Deber cantidades similares cuando se tiene menos dinero es más pesado.
Y pasa también con las decisiones
presupuestales. Hubo algunos sectores que financiaron los escasos apoyos que
hubo para la economía informal y la formal. Notablemente, ese el caso del “ahorro”
obtenido con la desaparición de fideicomisos, muchos de ellos vitales para el
futuro de mediano plazo del país. En cambio, se siguieron derramando grandes
cantidades para el improbable rescate de Pemex y no hubo descanso en las obras
insignia del gobierno de López Obrador: la más señalada y cara, la refinería de
Dos Bocas. Bueno, ni siquiera hubo el aumento de presupuesto que necesitaba el
sector Salud.
En otras palabras, detrás de la falta de
estímulos no estuvo solamente la prudencia respecto al endeudamiento. Fue una
clara definición de prioridades. Pemex y las obras insignia no se paran, aunque
se pare el resto de la economía, con todas las consecuencias sociales y humanas
que eso tenga.
Recordemos, además, que hay una cuestión
de “principios” respecto a la deuda, de parte del presidente López Obrador (se
trata en realidad de prejuicios): no quiere que se le catalogue de manirroto. Y
no le gusta que intervengan “agencias imperialistas”. Recordemos cómo le molestó,
hace un año, que el BID y la IP mexicana abrieran una línea de crédito por 12
mil millones de dólares, de un contrato realizado dos años antes. “Por el
modito”, dijo. El “modito” era la presencia de un organismo internacional.

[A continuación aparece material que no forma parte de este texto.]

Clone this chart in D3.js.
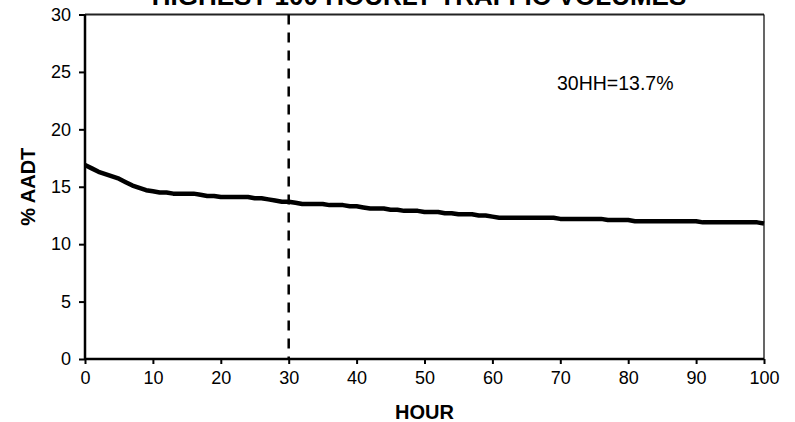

En la misma entrevista con El País,
Herrera señala que parte de los problemas que existen entre el sector privado
productivo y AMLO son “de traducción”. Haría falta una sección de “lo que quiso
decir el Presidente”.
El problema es que el Presidente normalmente
dice lo que quiere decir, y que el público al que se dirige en las mañaneras es
distinto a sus interlocutores empresariales. Y, en el caso de la falta de
apoyos durante la pandemia, López Obrador fue muy claro: no se trata de
rescatar a los empresarios, que siempre se llevan la parte del león. Esa fobia,
aunada al convencimiento de que no existía la capacidad para desplegar un
estímulo exclusivo para los trabajadores, contribuyó a la decisión de apoyos mínimos,
y a cuentagotas.
Y si uno revisa las declaraciones del todavía
secretario de Hacienda a lo largo de este año medio, encontrará un optimismo
constante respecto al comportamiento de la economía en medio de la crisis. Este
optimismo muchas veces está ligado a la información incorrecta que ha recibido
de parte de los encargados de combatir la pandemia.

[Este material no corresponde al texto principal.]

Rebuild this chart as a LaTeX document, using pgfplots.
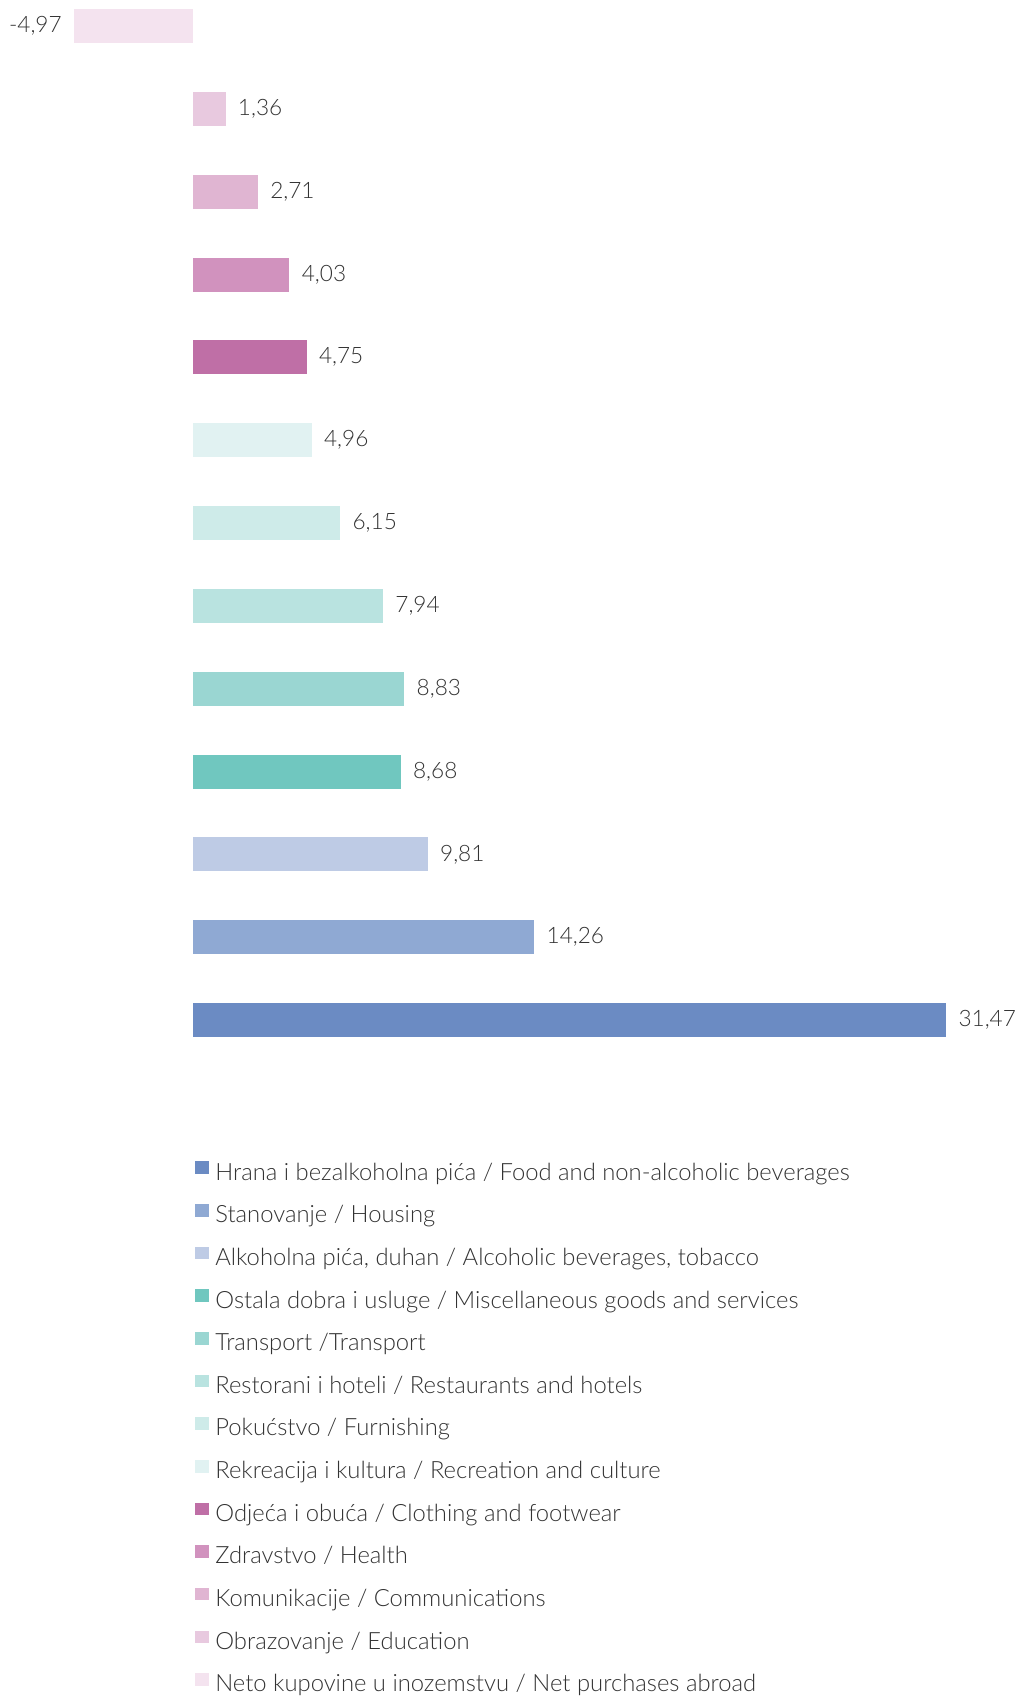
\documentclass[border=0pt]{standalone}
\usepackage{pgfplots}
\pgfplotsset{compat=1.18}
\usepackage{fontspec}
\setmainfont{Lato Light}
\definecolor{c1}{HTML}{6B8BC3}
\definecolor{c2}{HTML}{8FA9D3}
\definecolor{c3}{HTML}{BECBE5}
\definecolor{c4}{HTML}{70C7BF}
\definecolor{c5}{HTML}{9AD6D2}
\definecolor{c6}{HTML}{B9E3E0}
\definecolor{c7}{HTML}{CEEBE9}
\definecolor{c8}{HTML}{E1F2F2}
\definecolor{c9}{HTML}{BF6FA6}
\definecolor{c10}{HTML}{D192BE}
\definecolor{c11}{HTML}{E0B5D2}
\definecolor{c12}{HTML}{E8C9DF}
\definecolor{c13}{HTML}{F4E3EF}
\definecolor{txt}{HTML}{333333}
\begin{document}
\begin{tikzpicture}
\begin{axis}[
  width=508pt, height=848.5pt, scale only axis,
  hide axis, clip=false,
  xmin=-8.065, xmax=34.39,
  ymin=-8.17, ymax=12.314,
  xbar, bar shift=0pt, bar width=0.41,
  point meta=explicit symbolic,
  nodes near coords,
  every node near coord/.append style={font=\fontsize{11.3pt}{14pt}\selectfont, text=txt, inner xsep=6pt, inner ysep=0pt, anchor=west},
  legend cell align=left,
  legend style={draw=none, fill=none, inner sep=0pt, at={(0.1919,0.3158)}, anchor=north west,
    font=\fontsize{11.9pt}{14pt}\selectfont, text=txt, row sep=9.02pt, column sep=3pt,
    nodes={inner sep=0pt, text height=9pt, text depth=3pt}},
  legend image code/.code={\fill[#1] (0pt,0pt) rectangle (7pt,6.3pt);},
]
\path (rel axis cs:0,0) rectangle (rel axis cs:1,1);
\addplot[fill=c1, draw=none] coordinates {(31.47,0) [31,47]};
\addlegendentry{Hrana i bezalkoholna pića / Food and non-alcoholic beverages}
\addplot[fill=c2, draw=none] coordinates {(14.26,1) [14,26]};
\addlegendentry{Stanovanje / Housing}
\addplot[fill=c3, draw=none] coordinates {(9.81,2) [9,81]};
\addlegendentry{Alkoholna pića, duhan / Alcoholic beverages, tobacco}
\addplot[fill=c4, draw=none] coordinates {(8.68,3) [8,68]};
\addlegendentry{Ostala dobra i usluge / Miscellaneous goods and services}
\addplot[fill=c5, draw=none] coordinates {(8.83,4) [8,83]};
\addlegendentry{Transport /Transport}
\addplot[fill=c6, draw=none] coordinates {(7.94,5) [7,94]};
\addlegendentry{Restorani i hoteli / Restaurants and hotels}
\addplot[fill=c7, draw=none] coordinates {(6.15,6) [6,15]};
\addlegendentry{Pokućstvo / Furnishing}
\addplot[fill=c8, draw=none] coordinates {(4.96,7) [4,96]};
\addlegendentry{Rekreacija i kultura / Recreation and culture}
\addplot[fill=c9, draw=none] coordinates {(4.75,8) [4,75]};
\addlegendentry{Odjeća i obuća / Clothing and footwear}
\addplot[fill=c10, draw=none] coordinates {(4.03,9) [4,03]};
\addlegendentry{Zdravstvo / Health}
\addplot[fill=c11, draw=none] coordinates {(2.71,10) [2,71]};
\addlegendentry{Komunikacije / Communications}
\addplot[fill=c12, draw=none] coordinates {(1.36,11) [1,36]};
\addlegendentry{Obrazovanje / Education}
\addplot[fill=c13, draw=none, every node near coord/.append style={anchor=east}] coordinates {(-4.97,12) [-4,97]};
\addlegendentry{Neto kupovine u inozemstvu / Net purchases abroad}
\end{axis}
\pgfresetboundingbox
\useasboundingbox (current axis.south west) rectangle (current axis.north east);
\end{tikzpicture}
\end{document}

A diferencia de otras naciones, que
consideraron que el proceso de salida a la normalidad sería largo y sinuoso, e hicieron
las previsiones correspondientes en materia económica, aquí se pensó
alegremente que para el otoño del 2020 las cosas retornarían a lo de antes. Por
eso se apostó a empezar a reabrir la economía desde el verano, en el pico de la
primera ola. Ha pasado un año y la normalidad no llega.
El secretario de Hacienda defiende a
posteriori esta apertura, que se entiende tanto en la relación de la llegada
libre de personas del extranjero, como en el paso hacia menores niveles de restricción
sanitaria. Y ahora pone sus cartas en la vacuna. Entiende que un ritmo rápido
de vacunación es la mejor manera para que la economía se vaya recuperando más
rápidamente. Es muy cierto, pero en el tema de las vacunas también se ha
demostrado más optimista que realista.
Donde, desgraciadamente, Herrera es realista,
es en su percepción que, al menos por ahora, el Banco de México -a cuya
gubernatura está destinado- debe seguir teniendo como meta exclusiva el control
de la inflación. Mientras no existan mecanismos de defensa de los ingresos reales
de los trabajadores, la inflación conspirará contra ellos.

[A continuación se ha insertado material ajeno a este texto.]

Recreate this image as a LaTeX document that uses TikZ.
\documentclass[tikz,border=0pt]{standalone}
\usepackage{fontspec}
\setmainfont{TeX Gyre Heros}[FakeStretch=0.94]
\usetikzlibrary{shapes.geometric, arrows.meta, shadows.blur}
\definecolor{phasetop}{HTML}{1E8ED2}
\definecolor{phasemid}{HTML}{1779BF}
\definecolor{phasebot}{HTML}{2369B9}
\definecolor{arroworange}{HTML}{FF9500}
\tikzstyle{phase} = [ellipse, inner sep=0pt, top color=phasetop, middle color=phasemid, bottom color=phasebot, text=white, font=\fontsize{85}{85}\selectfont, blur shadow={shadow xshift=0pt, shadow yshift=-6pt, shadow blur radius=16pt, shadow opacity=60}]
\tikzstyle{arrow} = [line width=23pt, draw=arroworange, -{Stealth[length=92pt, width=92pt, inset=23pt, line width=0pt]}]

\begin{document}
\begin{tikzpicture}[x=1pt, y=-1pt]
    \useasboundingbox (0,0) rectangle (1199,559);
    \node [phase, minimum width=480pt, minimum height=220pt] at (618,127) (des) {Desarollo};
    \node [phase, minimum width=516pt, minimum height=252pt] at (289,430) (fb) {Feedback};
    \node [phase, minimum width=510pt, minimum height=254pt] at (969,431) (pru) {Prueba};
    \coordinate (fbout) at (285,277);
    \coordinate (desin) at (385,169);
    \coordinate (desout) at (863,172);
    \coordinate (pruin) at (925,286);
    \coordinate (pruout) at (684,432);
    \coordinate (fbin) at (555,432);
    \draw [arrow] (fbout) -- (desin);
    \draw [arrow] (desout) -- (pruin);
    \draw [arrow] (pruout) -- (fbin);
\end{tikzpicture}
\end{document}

Y una de las razones por las que la
inflación ha despuntado es que, como no hubo apoyos durante la pandemia, los
agentes económicos que pueden hacerlo tratan de resarcirse de las pérdidas,
intentando mover a su favor los precios relativos de los bienes y servicios que
ofrecen. Combatir la inflación llevará a encarecer el crédito y enfriar la
economía que apenas empieza a marchar. El círculo se cierra.